- _Data section_:
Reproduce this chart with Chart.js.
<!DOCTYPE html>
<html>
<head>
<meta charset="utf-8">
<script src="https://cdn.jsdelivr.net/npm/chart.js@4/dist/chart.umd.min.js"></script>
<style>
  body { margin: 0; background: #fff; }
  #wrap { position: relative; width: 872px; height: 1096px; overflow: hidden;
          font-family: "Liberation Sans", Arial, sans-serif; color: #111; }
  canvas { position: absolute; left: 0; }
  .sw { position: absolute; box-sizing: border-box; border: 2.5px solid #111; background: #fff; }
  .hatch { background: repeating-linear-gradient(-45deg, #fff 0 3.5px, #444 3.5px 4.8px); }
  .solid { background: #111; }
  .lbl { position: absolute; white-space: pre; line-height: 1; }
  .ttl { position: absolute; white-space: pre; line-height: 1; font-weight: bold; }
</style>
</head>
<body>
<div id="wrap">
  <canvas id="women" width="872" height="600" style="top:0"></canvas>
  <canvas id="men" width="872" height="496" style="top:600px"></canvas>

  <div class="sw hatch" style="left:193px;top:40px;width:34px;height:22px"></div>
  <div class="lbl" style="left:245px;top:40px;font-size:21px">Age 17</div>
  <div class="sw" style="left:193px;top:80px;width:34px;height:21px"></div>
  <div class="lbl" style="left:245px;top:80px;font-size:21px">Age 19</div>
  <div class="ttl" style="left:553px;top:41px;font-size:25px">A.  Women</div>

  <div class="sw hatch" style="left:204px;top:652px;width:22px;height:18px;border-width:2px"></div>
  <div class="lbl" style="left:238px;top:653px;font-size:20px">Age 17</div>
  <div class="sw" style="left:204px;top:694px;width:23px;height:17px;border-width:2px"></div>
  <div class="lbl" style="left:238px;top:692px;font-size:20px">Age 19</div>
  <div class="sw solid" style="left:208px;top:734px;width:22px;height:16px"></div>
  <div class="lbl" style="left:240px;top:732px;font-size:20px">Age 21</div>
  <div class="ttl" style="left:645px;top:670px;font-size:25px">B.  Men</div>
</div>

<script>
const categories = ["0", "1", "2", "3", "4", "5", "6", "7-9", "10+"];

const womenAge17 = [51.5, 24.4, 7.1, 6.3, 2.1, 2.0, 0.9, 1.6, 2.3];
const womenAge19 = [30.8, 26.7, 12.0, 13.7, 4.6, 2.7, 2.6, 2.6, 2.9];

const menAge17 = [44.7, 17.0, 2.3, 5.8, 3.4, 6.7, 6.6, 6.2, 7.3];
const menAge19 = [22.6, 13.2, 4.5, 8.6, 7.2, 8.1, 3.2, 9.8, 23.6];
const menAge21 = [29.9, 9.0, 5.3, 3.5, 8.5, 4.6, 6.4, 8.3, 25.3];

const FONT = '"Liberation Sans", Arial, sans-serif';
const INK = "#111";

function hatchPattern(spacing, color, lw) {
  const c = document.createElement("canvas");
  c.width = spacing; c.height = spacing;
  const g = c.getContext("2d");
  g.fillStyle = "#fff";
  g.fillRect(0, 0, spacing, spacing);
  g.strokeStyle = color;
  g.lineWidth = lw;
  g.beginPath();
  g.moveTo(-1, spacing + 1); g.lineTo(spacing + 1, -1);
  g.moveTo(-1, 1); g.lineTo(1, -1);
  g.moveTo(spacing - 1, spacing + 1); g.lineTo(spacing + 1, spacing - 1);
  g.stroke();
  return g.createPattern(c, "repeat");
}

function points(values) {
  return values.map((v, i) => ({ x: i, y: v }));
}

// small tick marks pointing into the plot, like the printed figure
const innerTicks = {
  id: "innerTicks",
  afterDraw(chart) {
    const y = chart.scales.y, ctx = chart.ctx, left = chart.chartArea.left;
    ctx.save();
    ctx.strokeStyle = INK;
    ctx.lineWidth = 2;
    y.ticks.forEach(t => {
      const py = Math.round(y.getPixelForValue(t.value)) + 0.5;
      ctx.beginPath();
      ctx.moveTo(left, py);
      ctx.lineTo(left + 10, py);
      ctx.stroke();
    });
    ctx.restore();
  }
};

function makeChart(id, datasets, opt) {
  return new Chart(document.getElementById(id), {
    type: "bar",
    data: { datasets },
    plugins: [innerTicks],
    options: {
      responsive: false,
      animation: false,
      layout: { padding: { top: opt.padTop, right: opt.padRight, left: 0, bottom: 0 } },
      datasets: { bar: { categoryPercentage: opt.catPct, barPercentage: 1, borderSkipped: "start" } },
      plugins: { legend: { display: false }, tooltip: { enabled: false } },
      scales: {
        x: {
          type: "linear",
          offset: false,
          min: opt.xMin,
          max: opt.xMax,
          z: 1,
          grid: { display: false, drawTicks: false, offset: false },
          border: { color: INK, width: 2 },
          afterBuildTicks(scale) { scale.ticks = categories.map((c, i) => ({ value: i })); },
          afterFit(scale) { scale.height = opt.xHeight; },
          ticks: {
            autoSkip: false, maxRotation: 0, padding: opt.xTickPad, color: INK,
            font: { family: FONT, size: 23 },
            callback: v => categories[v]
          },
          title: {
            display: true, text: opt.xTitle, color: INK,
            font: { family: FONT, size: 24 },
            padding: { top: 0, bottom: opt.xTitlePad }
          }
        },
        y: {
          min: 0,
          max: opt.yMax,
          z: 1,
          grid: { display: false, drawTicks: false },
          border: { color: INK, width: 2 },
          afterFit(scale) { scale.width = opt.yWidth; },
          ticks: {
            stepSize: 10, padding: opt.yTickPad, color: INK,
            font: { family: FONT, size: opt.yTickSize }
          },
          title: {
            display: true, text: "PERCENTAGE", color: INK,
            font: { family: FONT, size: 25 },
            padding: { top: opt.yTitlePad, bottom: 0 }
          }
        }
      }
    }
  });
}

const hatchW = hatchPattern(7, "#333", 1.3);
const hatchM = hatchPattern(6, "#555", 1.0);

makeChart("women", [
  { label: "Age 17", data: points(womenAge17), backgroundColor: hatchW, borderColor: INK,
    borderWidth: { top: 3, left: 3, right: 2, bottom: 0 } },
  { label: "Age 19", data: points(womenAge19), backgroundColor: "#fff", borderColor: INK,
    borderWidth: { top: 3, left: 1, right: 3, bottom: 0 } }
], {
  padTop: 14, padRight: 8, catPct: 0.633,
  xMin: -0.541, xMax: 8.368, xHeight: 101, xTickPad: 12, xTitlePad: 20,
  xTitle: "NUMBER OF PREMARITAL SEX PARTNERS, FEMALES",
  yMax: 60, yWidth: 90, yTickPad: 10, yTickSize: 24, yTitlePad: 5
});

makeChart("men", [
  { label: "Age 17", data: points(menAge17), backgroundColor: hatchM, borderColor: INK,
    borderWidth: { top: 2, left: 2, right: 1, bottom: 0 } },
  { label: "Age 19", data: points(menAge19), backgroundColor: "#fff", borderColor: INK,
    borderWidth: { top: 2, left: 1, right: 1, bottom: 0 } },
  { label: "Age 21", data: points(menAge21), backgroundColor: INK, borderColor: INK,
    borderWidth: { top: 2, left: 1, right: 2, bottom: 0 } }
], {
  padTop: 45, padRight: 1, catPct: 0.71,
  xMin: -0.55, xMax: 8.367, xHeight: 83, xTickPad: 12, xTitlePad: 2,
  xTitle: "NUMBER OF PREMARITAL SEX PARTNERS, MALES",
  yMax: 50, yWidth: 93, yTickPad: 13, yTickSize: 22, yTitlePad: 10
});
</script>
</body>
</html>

- _Prompt_: Print again each line of the listing above, exactly as it appears.

- _Expected answer_:
Reproduce this chart with Chart.js.
<!DOCTYPE html>
<html>
<head>
<meta charset="utf-8">
<script src="https://cdn.jsdelivr.net/npm/chart.js@4/dist/chart.umd.min.js"></script>
<style>
  body { margin: 0; background: #fff; }
  #wrap { position: relative; width: 872px; height: 1096px; overflow: hidden;
          font-family: "Liberation Sans", Arial, sans-serif; color: #111; }
  canvas { position: absolute; left: 0; }
  .sw { position: absolute; box-sizing: border-box; border: 2.5px solid #111; background: #fff; }
  .hatch { background: repeating-linear-gradient(-45deg, #fff 0 3.5px, #444 3.5px 4.8px); }
  .solid { background: #111; }
  .lbl { position: absolute; white-space: pre; line-height: 1; }
  .ttl { position: absolute; white-space: pre; line-height: 1; font-weight: bold; }
</style>
</head>
<body>
<div id="wrap">
  <canvas id="women" width="872" height="600" style="top:0"></canvas>
  <canvas id="men" width="872" height="496" style="top:600px"></canvas>

  <div class="sw hatch" style="left:193px;top:40px;width:34px;height:22px"></div>
  <div class="lbl" style="left:245px;top:40px;font-size:21px">Age 17</div>
  <div class="sw" style="left:193px;top:80px;width:34px;height:21px"></div>
  <div class="lbl" style="left:245px;top:80px;font-size:21px">Age 19</div>
  <div class="ttl" style="left:553px;top:41px;font-size:25px">A.  Women</div>

  <div class="sw hatch" style="left:204px;top:652px;width:22px;height:18px;border-width:2px"></div>
  <div class="lbl" style="left:238px;top:653px;font-size:20px">Age 17</div>
  <div class="sw" style="left:204px;top:694px;width:23px;height:17px;border-width:2px"></div>
  <div class="lbl" style="left:238px;top:692px;font-size:20px">Age 19</div>
  <div class="sw solid" style="left:208px;top:734px;width:22px;height:16px"></div>
  <div class="lbl" style="left:240px;top:732px;font-size:20px">Age 21</div>
  <div class="ttl" style="left:645px;top:670px;font-size:25px">B.  Men</div>
</div>

<script>
const categories = ["0", "1", "2", "3", "4", "5", "6", "7-9", "10+"];

const womenAge17 = [51.5, 24.4, 7.1, 6.3, 2.1, 2.0, 0.9, 1.6, 2.3];
const womenAge19 = [30.8, 26.7, 12.0, 13.7, 4.6, 2.7, 2.6, 2.6, 2.9];

const menAge17 = [44.7, 17.0, 2.3, 5.8, 3.4, 6.7, 6.6, 6.2, 7.3];
const menAge19 = [22.6, 13.2, 4.5, 8.6, 7.2, 8.1, 3.2, 9.8, 23.6];
const menAge21 = [29.9, 9.0, 5.3, 3.5, 8.5, 4.6, 6.4, 8.3, 25.3];

const FONT = '"Liberation Sans", Arial, sans-serif';
const INK = "#111";

function hatchPattern(spacing, color, lw) {
  const c = document.createElement("canvas");
  c.width = spacing; c.height = spacing;
  const g = c.getContext("2d");
  g.fillStyle = "#fff";
  g.fillRect(0, 0, spacing, spacing);
  g.strokeStyle = color;
  g.lineWidth = lw;
  g.beginPath();
  g.moveTo(-1, spacing + 1); g.lineTo(spacing + 1, -1);
  g.moveTo(-1, 1); g.lineTo(1, -1);
  g.moveTo(spacing - 1, spacing + 1); g.lineTo(spacing + 1, spacing - 1);
  g.stroke();
  return g.createPattern(c, "repeat");
}

function points(values) {
  return values.map((v, i) => ({ x: i, y: v }));
}

// small tick marks pointing into the plot, like the printed figure
const innerTicks = {
  id: "innerTicks",
  afterDraw(chart) {
    const y = chart.scales.y, ctx = chart.ctx, left = chart.chartArea.left;
    ctx.save();
    ctx.strokeStyle = INK;
    ctx.lineWidth = 2;
    y.ticks.forEach(t => {
      const py = Math.round(y.getPixelForValue(t.value)) + 0.5;
      ctx.beginPath();
      ctx.moveTo(left, py);
      ctx.lineTo(left + 10, py);
      ctx.stroke();
    });
    ctx.restore();
  }
};

function makeChart(id, datasets, opt) {
  return new Chart(document.getElementById(id), {
    type: "bar",
    data: { datasets },
    plugins: [innerTicks],
    options: {
      responsive: false,
      animation: false,
      layout: { padding: { top: opt.padTop, right: opt.padRight, left: 0, bottom: 0 } },
      datasets: { bar: { categoryPercentage: opt.catPct, barPercentage: 1, borderSkipped: "start" } },
      plugins: { legend: { display: false }, tooltip: { enabled: false } },
      scales: {
        x: {
          type: "linear",
          offset: false,
          min: opt.xMin,
          max: opt.xMax,
          z: 1,
          grid: { display: false, drawTicks: false, offset: false },
          border: { color: INK, width: 2 },
          afterBuildTicks(scale) { scale.ticks = categories.map((c, i) => ({ value: i })); },
          afterFit(scale) { scale.height = opt.xHeight; },
          ticks: {
            autoSkip: false, maxRotation: 0, padding: opt.xTickPad, color: INK,
            font: { family: FONT, size: 23 },
            callback: v => categories[v]
          },
          title: {
            display: true, text: opt.xTitle, color: INK,
            font: { family: FONT, size: 24 },
            padding: { top: 0, bottom: opt.xTitlePad }
          }
        },
        y: {
          min: 0,
          max: opt.yMax,
          z: 1,
          grid: { display: false, drawTicks: false },
          border: { color: INK, width: 2 },
          afterFit(scale) { scale.width = opt.yWidth; },
          ticks: {
            stepSize: 10, padding: opt.yTickPad, color: INK,
            font: { family: FONT, size: opt.yTickSize }
          },
          title: {
            display: true, text: "PERCENTAGE", color: INK,
            font: { family: FONT, size: 25 },
            padding: { top: opt.yTitlePad, bottom: 0 }
          }
        }
      }
    }
  });
}

const hatchW = hatchPattern(7, "#333", 1.3);
const hatchM = hatchPattern(6, "#555", 1.0);

makeChart("women", [
  { label: "Age 17", data: points(womenAge17), backgroundColor: hatchW, borderColor: INK,
    borderWidth: { top: 3, left: 3, right: 2, bottom: 0 } },
  { label: "Age 19", data: points(womenAge19), backgroundColor: "#fff", borderColor: INK,
    borderWidth: { top: 3, left: 1, right: 3, bottom: 0 } }
], {
  padTop: 14, padRight: 8, catPct: 0.633,
  xMin: -0.541, xMax: 8.368, xHeight: 101, xTickPad: 12, xTitlePad: 20,
  xTitle: "NUMBER OF PREMARITAL SEX PARTNERS, FEMALES",
  yMax: 60, yWidth: 90, yTickPad: 10, yTickSize: 24, yTitlePad: 5
});

makeChart("men", [
  { label: "Age 17", data: points(menAge17), backgroundColor: hatchM, borderColor: INK,
    borderWidth: { top: 2, left: 2, right: 1, bottom: 0 } },
  { label: "Age 19", data: points(menAge19), backgroundColor: "#fff", borderColor: INK,
    borderWidth: { top: 2, left: 1, right: 1, bottom: 0 } },
  { label: "Age 21", data: points(menAge21), backgroundColor: INK, borderColor: INK,
    borderWidth: { top: 2, left: 1, right: 2, bottom: 0 } }
], {
  padTop: 45, padRight: 1, catPct: 0.71,
  xMin: -0.55, xMax: 8.367, xHeight: 83, xTickPad: 12, xTitlePad: 2,
  xTitle: "NUMBER OF PREMARITAL SEX PARTNERS, MALES",
  yMax: 50, yWidth: 93, yTickPad: 13, yTickSize: 22, yTitlePad: 10
});
</script>
</body>
</html>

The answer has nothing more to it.